In our opinion, the TI-Messenger, which is made available to insured persons through their respective health insurance company, does not constitute a service of the information society. Therefore, the TI-Messenger for insured persons does not fall under the scope of the DSA in our view.
If one were to assume the applicability of the DSA, the provisions of the DSA would apply to the TI-Messenger only to a limited extent, as the TI-M is an intermediary service with a mere conduit function as per Article 3(g), (i) DSA. For such intermediary services, there is a liability privilege (Article 4(1) DSA), and intermediary services are only regulated to a limited extent under the DSA.

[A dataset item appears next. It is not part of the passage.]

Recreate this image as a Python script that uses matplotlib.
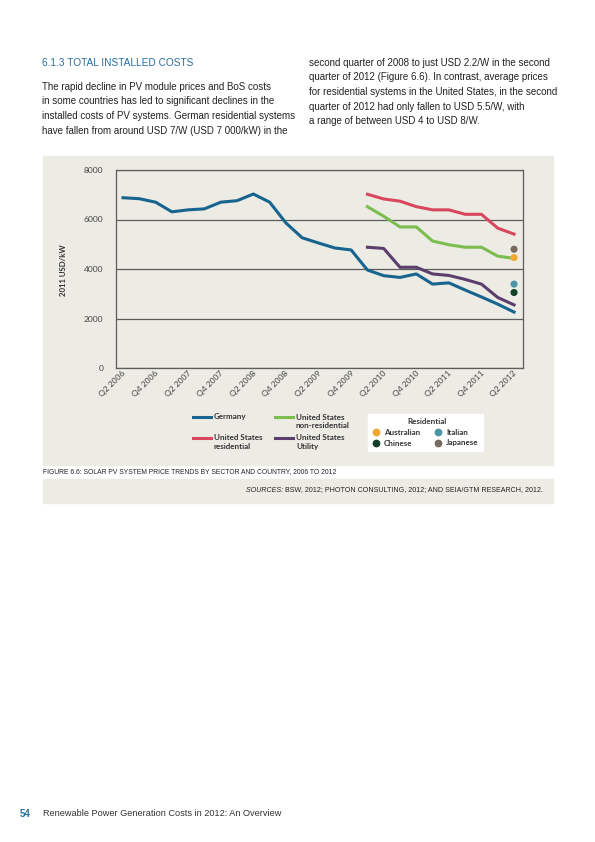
import matplotlib.pyplot as plt
import matplotlib.transforms as mtransforms
from matplotlib.patches import Rectangle

# quarters on the x axis (Q2 2006 .. Q2 2012)
quarters = ["Q2 2006", "Q3 2006", "Q4 2006", "Q1 2007", "Q2 2007", "Q3 2007", "Q4 2007",
            "Q1 2008", "Q2 2008", "Q3 2008", "Q4 2008", "Q1 2009", "Q2 2009", "Q3 2009",
            "Q4 2009", "Q1 2010", "Q2 2010", "Q3 2010", "Q4 2010", "Q1 2011", "Q2 2011",
            "Q3 2011", "Q4 2011", "Q1 2012", "Q2 2012"]
tick_labels = ["Q2 2006", "Q4 2006", "Q2 2007", "Q4 2007", "Q2 2008", "Q4 2008", "Q2 2009",
               "Q4 2009", "Q2 2010", "Q4 2010", "Q2 2011", "Q4 2011", "Q2 2012"]

# 2011 USD/kW
germany = [6880, 6840, 6700, 6310, 6390, 6430, 6700, 6760, 7030, 6700, 5860, 5260, 5050,
           4850, 4770, 3960, 3730, 3660, 3800, 3390, 3440, 3150, 2870, 2580, 2260]
us_quarters = quarters[15:]
us_residential = [7020, 6830, 6740, 6520, 6390, 6390, 6210, 6210, 5650, 5410]
us_nonresidential = [6520, 6130, 5700, 5700, 5130, 4980, 4880, 4880, 4520, 4430]
us_utility = [4880, 4830, 4070, 4070, 3800, 3740, 3580, 3390, 2850, 2550]

# residential points, Q2 2012
res_names = ["Australian", "Italian", "Chinese", "Japanese"]
res_values = [4460, 3390, 3050, 4800]

BEIGE = "#ecebe4"
BLUE_TXT = "#2a6f9e"
col_germany = "#17648f"
col_res = "#d8475f"
col_nonres = "#7bbd4f"
col_util = "#5b3e6c"
res_colors = ["#f0a82e", "#4a95a6", "#143f27", "#776b5f"]

W, H = 595, 842
body = ["Liberation Sans", "DejaVu Sans"]


def fx(x):
    return x / W


def fy(y):
    return 1 - y / H


fig = plt.figure(figsize=(5.95, 8.42), dpi=100)
fig.patch.set_facecolor("white")

# grey panels behind the chart and the sources line
fig.patches.append(Rectangle((fx(43), fy(465)), fx(553) - fx(43), fy(156) - fy(465),
                             transform=fig.transFigure, color=BEIGE, zorder=0))
fig.patches.append(Rectangle((fx(43), fy(503)), fx(553) - fx(43), fy(479) - fy(503),
                             transform=fig.transFigure, color=BEIGE, zorder=0))

# text above the chart
fig.text(fx(42), fy(63), "6.1.3 TOTAL INSTALLED COSTS", color=BLUE_TXT, fontsize=7.3,
         family=body, va="center")
left_col = ["The rapid decline in PV module prices and BoS costs",
            "in some countries has led to significant declines in the",
            "installed costs of PV systems. German residential systems",
            "have fallen from around USD 7/W (USD 7 000/kW) in the"]
for i, line in enumerate(left_col):
    fig.text(fx(42), fy(86.7 + i * 14.8), line, fontsize=7.05, family=body, color="#222222",
             va="center")
right_col = ["second quarter of 2008 to just USD 2.2/W in the second",
             "quarter of 2012 (Figure 6.6). In contrast, average prices",
             "for residential systems in the United States, in the second",
             "quarter of 2012 had only fallen to USD 5.5/W, with",
             "a range of between USD 4 to USD 8/W."]
for i, line in enumerate(right_col):
    fig.text(fx(309), fy(62.7 + i * 14.6), line, fontsize=7.0, family=body, color="#222222",
             va="center")

# chart
ax = fig.add_axes([fx(116), fy(368), fx(523) - fx(116), fy(170) - fy(368)])
ax.set_zorder(2)
ax.set_facecolor(BEIGE)
x_all = list(range(len(quarters)))
x_us = [quarters.index(q) for q in us_quarters]
ax.plot(x_all, germany, color=col_germany, lw=2.2, solid_joinstyle="round", zorder=3)
ax.plot(x_us, us_residential, color=col_res, lw=2.2, solid_joinstyle="round", zorder=3)
ax.plot(x_us, us_nonresidential, color=col_nonres, lw=2.2, solid_joinstyle="round", zorder=3)
ax.plot(x_us, us_utility, color=col_util, lw=2.2, solid_joinstyle="round", zorder=3)
x_last = [len(quarters) - 1] * len(res_values)
ax.scatter(x_last, res_values, s=26, c=res_colors, zorder=4, linewidths=0)

ax.set_xlim(-0.43, 24.55)
ax.set_ylim(0, 8000)
ax.set_yticks([0, 2000, 4000, 6000, 8000])
ax.set_yticklabels(["0", "2000", "4000", "6000", "8000"])
ax.set_xticks([quarters.index(t) for t in tick_labels])
ax.set_xticklabels(tick_labels, rotation=45, ha="right", va="top")
ax.tick_params(axis="both", length=0, labelsize=6.1, labelcolor="#444444")
ax.tick_params(axis="y", pad=9)
ax.tick_params(axis="x", pad=1)
shift = mtransforms.ScaledTranslation(4 / 100, 0, fig.dpi_scale_trans)
for lab in ax.get_xticklabels():
    lab.set_transform(lab.get_transform() + shift)
for lab in ax.get_xticklabels() + ax.get_yticklabels():
    lab.set_family(["Lato", "DejaVu Sans"])
ax.yaxis.grid(True, color="#5c5c5c", lw=0.9)
ax.set_axisbelow(True)
for s in ax.spines.values():
    s.set_color("#5c5c5c")
    s.set_linewidth(0.9)

fig.text(fx(63), fy(270), "2011 USD/kW", rotation=90, fontsize=5.6, fontweight="bold",
         ha="center", va="center", color="#333333", family=["Lato", "DejaVu Sans"])

# legend
leg_font = dict(fontsize=5.8, fontweight="bold", color="#333333", family=["Lato", "DejaVu Sans"])
legend_lines = [(193, 417, col_germany, ["Germany"]),
                (275, 417, col_nonres, ["United States", "non-residential"]),
                (193, 438, col_res, ["United States", "residential"]),
                (275, 438, col_util, ["United States", "Utility"])]
for x0, y0, c, lines in legend_lines:
    fig.add_artist(plt.Line2D([fx(x0), fx(x0 + 18)], [fy(y0), fy(y0)], color=c, lw=2.2,
                              transform=fig.transFigure, zorder=3))
    for j, t in enumerate(lines):
        fig.text(fx(x0 + 21), fy(y0 + j * 8.3), t, va="center", **leg_font)

fig.patches.append(Rectangle((fx(368), fy(451)), fx(483) - fx(368), fy(414) - fy(451),
                             transform=fig.transFigure, color="white", zorder=1))
fig.text(fx(427), fy(421), "Residential", ha="center", va="center", **leg_font)
dot_pos = {"Australian": (376, 432), "Italian": (438, 432),
           "Chinese": (376, 443), "Japanese": (438, 443)}
for name, c in zip(res_names, res_colors):
    px, py = dot_pos[name]
    fig.add_artist(plt.Line2D([fx(px)], [fy(py)], marker="o", markersize=4.6, color=c, lw=0,
                              transform=fig.transFigure, zorder=3))
    fig.text(fx(px + 8), fy(py), name, va="center", **leg_font)

# caption and sources
fig.text(fx(43), fy(472), "FIGURE 6.6: SOLAR PV SYSTEM PRICE TRENDS BY SECTOR AND COUNTRY, 2006 TO 2012",
         fontsize=4.85, family=body, va="center", color="#222222")
src = fig.text(fx(543), fy(490), "BSW, 2012; PHOTON CONSULTING, 2012; AND SEIA/GTM RESEARCH, 2012.",
               fontsize=5.1, family=body, va="center", ha="right", color="#222222")
fig.canvas.draw()
src_left = src.get_window_extent().x0 / (W)
fig.text(src_left, fy(490), "SOURCES: ", fontsize=5.1, family=body, va="center",
         ha="right", style="italic", color="#222222")

# footer
fig.text(fx(20), fy(814), "54", fontsize=7, color=BLUE_TXT, family=body, va="center",
         fontweight="bold")
fig.text(fx(43), fy(814), "Renewable Power Generation Costs in 2012: An Overview", fontsize=6.6,
         color="#333333", family=body, va="center")

fig.savefig("out.png", dpi=100, facecolor="white")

This includes, among other things, requirements for terms and conditions regarding content moderation, the clear formulation of content, and communication of changes (Article 14 DSA). Furthermore, providers of intermediary services are required to designate a contact point for regulatory authorities (Article 11 DSA) as well as for users (Article 12 DSA). In our assessment, Article 15 DSA does not apply.
Disclaimer
Please note that the above representation is a non-binding legal assessment by gematik GmbH. Gematik is not authorized to provide legal advice. Each organization should therefore independently verify the extent to which legal frameworks apply to them or the services they offer.